BEGIN Information shown

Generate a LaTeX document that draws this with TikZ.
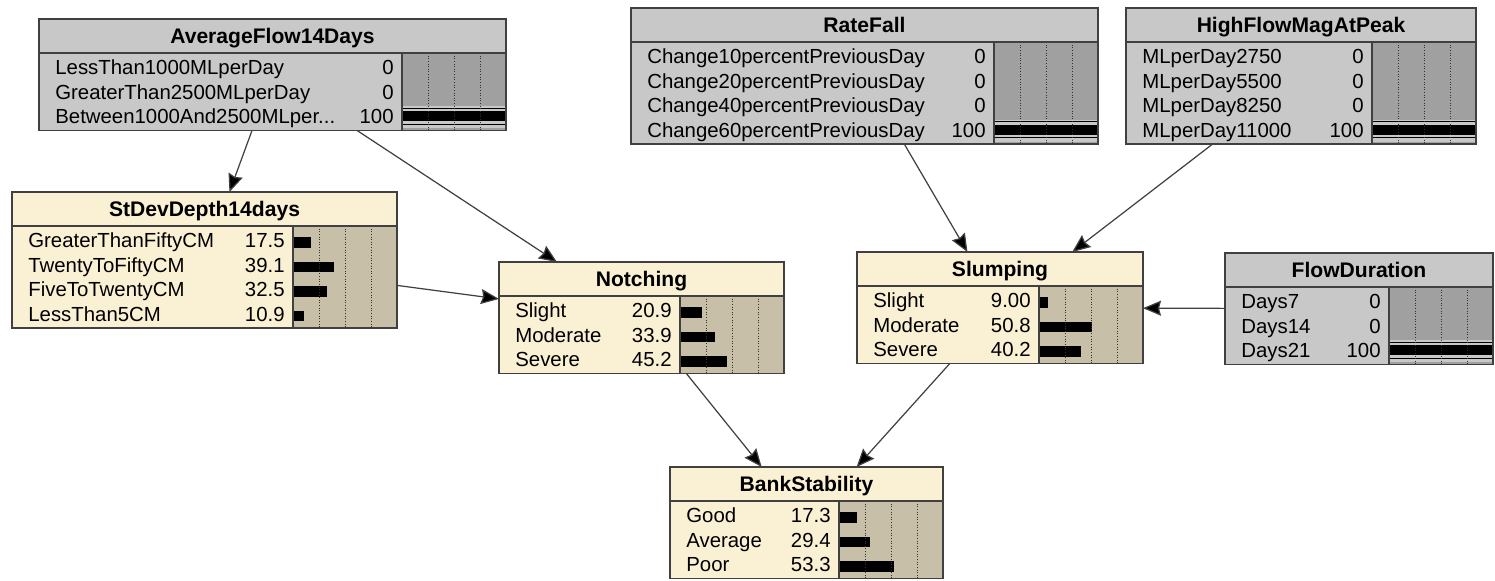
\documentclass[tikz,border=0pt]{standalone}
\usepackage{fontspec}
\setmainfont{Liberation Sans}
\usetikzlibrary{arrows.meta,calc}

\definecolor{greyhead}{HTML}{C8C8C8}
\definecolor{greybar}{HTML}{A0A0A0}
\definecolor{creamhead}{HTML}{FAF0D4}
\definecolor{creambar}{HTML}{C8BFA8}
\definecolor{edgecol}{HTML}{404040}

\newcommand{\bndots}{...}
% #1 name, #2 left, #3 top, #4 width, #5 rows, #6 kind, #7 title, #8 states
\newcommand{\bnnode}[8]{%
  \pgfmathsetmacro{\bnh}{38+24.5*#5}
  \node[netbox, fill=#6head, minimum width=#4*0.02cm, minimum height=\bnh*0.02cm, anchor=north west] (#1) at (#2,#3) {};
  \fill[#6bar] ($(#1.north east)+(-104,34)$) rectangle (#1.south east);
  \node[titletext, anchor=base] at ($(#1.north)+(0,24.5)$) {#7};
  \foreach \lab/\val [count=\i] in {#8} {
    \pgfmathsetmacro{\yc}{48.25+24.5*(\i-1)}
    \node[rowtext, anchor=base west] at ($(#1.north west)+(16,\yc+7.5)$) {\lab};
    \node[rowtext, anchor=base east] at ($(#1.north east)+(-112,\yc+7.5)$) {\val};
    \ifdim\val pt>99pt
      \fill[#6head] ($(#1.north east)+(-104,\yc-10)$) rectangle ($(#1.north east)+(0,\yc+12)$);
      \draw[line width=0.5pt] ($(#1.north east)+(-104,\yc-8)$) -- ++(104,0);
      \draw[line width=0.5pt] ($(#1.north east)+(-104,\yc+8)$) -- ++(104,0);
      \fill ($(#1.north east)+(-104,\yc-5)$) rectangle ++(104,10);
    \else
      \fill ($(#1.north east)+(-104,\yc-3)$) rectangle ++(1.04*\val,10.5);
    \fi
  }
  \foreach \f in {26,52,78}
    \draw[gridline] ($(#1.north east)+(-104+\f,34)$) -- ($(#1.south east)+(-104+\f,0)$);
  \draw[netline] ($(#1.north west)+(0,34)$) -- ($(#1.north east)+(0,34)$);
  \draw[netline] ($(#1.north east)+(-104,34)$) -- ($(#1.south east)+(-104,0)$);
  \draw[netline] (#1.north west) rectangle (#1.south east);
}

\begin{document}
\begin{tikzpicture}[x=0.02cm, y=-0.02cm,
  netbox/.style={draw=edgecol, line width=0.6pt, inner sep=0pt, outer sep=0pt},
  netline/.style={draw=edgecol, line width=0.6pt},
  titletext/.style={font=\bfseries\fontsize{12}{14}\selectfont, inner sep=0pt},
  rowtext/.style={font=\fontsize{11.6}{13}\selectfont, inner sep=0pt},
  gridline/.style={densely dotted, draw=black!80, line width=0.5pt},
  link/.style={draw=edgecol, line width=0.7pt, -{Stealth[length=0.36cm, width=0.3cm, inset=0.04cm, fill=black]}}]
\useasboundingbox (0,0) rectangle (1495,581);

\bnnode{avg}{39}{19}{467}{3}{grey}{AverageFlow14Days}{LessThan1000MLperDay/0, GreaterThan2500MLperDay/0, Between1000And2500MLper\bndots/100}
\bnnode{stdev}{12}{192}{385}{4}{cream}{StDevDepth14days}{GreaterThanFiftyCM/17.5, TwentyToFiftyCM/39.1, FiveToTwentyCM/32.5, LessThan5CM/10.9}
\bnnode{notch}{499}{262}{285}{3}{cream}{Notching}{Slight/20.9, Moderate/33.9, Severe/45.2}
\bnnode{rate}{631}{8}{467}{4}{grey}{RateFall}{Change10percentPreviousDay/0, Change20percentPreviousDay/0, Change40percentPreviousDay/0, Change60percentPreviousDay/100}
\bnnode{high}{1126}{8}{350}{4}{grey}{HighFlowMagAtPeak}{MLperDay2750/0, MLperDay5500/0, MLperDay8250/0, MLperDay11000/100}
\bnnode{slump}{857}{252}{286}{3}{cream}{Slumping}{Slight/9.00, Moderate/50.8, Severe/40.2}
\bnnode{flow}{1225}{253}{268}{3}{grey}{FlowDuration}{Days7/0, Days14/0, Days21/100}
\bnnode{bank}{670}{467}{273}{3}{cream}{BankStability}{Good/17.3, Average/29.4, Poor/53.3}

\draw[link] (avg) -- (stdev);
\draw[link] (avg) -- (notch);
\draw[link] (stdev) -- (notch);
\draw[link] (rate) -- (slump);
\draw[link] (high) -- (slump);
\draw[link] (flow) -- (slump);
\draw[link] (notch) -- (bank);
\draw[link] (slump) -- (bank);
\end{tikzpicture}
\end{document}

END Information shown

_Task details:_
Write out the listing above again, exactly, but with no pictures in the copy.

_The reply:_
Generate a LaTeX document that draws this with TikZ.
\documentclass[tikz,border=0pt]{standalone}
\usepackage{fontspec}
\setmainfont{Liberation Sans}
\usetikzlibrary{arrows.meta,calc}

\definecolor{greyhead}{HTML}{C8C8C8}
\definecolor{greybar}{HTML}{A0A0A0}
\definecolor{creamhead}{HTML}{FAF0D4}
\definecolor{creambar}{HTML}{C8BFA8}
\definecolor{edgecol}{HTML}{404040}

\newcommand{\bndots}{...}
% #1 name, #2 left, #3 top, #4 width, #5 rows, #6 kind, #7 title, #8 states
\newcommand{\bnnode}[8]{%
  \pgfmathsetmacro{\bnh}{38+24.5*#5}
  \node[netbox, fill=#6head, minimum width=#4*0.02cm, minimum height=\bnh*0.02cm, anchor=north west] (#1) at (#2,#3) {};
  \fill[#6bar] ($(#1.north east)+(-104,34)$) rectangle (#1.south east);
  \node[titletext, anchor=base] at ($(#1.north)+(0,24.5)$) {#7};
  \foreach \lab/\val [count=\i] in {#8} {
    \pgfmathsetmacro{\yc}{48.25+24.5*(\i-1)}
    \node[rowtext, anchor=base west] at ($(#1.north west)+(16,\yc+7.5)$) {\lab};
    \node[rowtext, anchor=base east] at ($(#1.north east)+(-112,\yc+7.5)$) {\val};
    \ifdim\val pt>99pt
      \fill[#6head] ($(#1.north east)+(-104,\yc-10)$) rectangle ($(#1.north east)+(0,\yc+12)$);
      \draw[line width=0.5pt] ($(#1.north east)+(-104,\yc-8)$) -- ++(104,0);
      \draw[line width=0.5pt] ($(#1.north east)+(-104,\yc+8)$) -- ++(104,0);
      \fill ($(#1.north east)+(-104,\yc-5)$) rectangle ++(104,10);
    \else
      \fill ($(#1.north east)+(-104,\yc-3)$) rectangle ++(1.04*\val,10.5);
    \fi
  }
  \foreach \f in {26,52,78}
    \draw[gridline] ($(#1.north east)+(-104+\f,34)$) -- ($(#1.south east)+(-104+\f,0)$);
  \draw[netline] ($(#1.north west)+(0,34)$) -- ($(#1.north east)+(0,34)$);
  \draw[netline] ($(#1.north east)+(-104,34)$) -- ($(#1.south east)+(-104,0)$);
  \draw[netline] (#1.north west) rectangle (#1.south east);
}

\begin{document}
\begin{tikzpicture}[x=0.02cm, y=-0.02cm,
  netbox/.style={draw=edgecol, line width=0.6pt, inner sep=0pt, outer sep=0pt},
  netline/.style={draw=edgecol, line width=0.6pt},
  titletext/.style={font=\bfseries\fontsize{12}{14}\selectfont, inner sep=0pt},
  rowtext/.style={font=\fontsize{11.6}{13}\selectfont, inner sep=0pt},
  gridline/.style={densely dotted, draw=black!80, line width=0.5pt},
  link/.style={draw=edgecol, line width=0.7pt, -{Stealth[length=0.36cm, width=0.3cm, inset=0.04cm, fill=black]}}]
\useasboundingbox (0,0) rectangle (1495,581);

\bnnode{avg}{39}{19}{467}{3}{grey}{AverageFlow14Days}{LessThan1000MLperDay/0, GreaterThan2500MLperDay/0, Between1000And2500MLper\bndots/100}
\bnnode{stdev}{12}{192}{385}{4}{cream}{StDevDepth14days}{GreaterThanFiftyCM/17.5, TwentyToFiftyCM/39.1, FiveToTwentyCM/32.5, LessThan5CM/10.9}
\bnnode{notch}{499}{262}{285}{3}{cream}{Notching}{Slight/20.9, Moderate/33.9, Severe/45.2}
\bnnode{rate}{631}{8}{467}{4}{grey}{RateFall}{Change10percentPreviousDay/0, Change20percentPreviousDay/0, Change40percentPreviousDay/0, Change60percentPreviousDay/100}
\bnnode{high}{1126}{8}{350}{4}{grey}{HighFlowMagAtPeak}{MLperDay2750/0, MLperDay5500/0, MLperDay8250/0, MLperDay11000/100}
\bnnode{slump}{857}{252}{286}{3}{cream}{Slumping}{Slight/9.00, Moderate/50.8, Severe/40.2}
\bnnode{flow}{1225}{253}{268}{3}{grey}{FlowDuration}{Days7/0, Days14/0, Days21/100}
\bnnode{bank}{670}{467}{273}{3}{cream}{BankStability}{Good/17.3, Average/29.4, Poor/53.3}

\draw[link] (avg) -- (stdev);
\draw[link] (avg) -- (notch);
\draw[link] (stdev) -- (notch);
\draw[link] (rate) -- (slump);
\draw[link] (high) -- (slump);
\draw[link] (flow) -- (slump);
\draw[link] (notch) -- (bank);
\draw[link] (slump) -- (bank);
\end{tikzpicture}
\end{document}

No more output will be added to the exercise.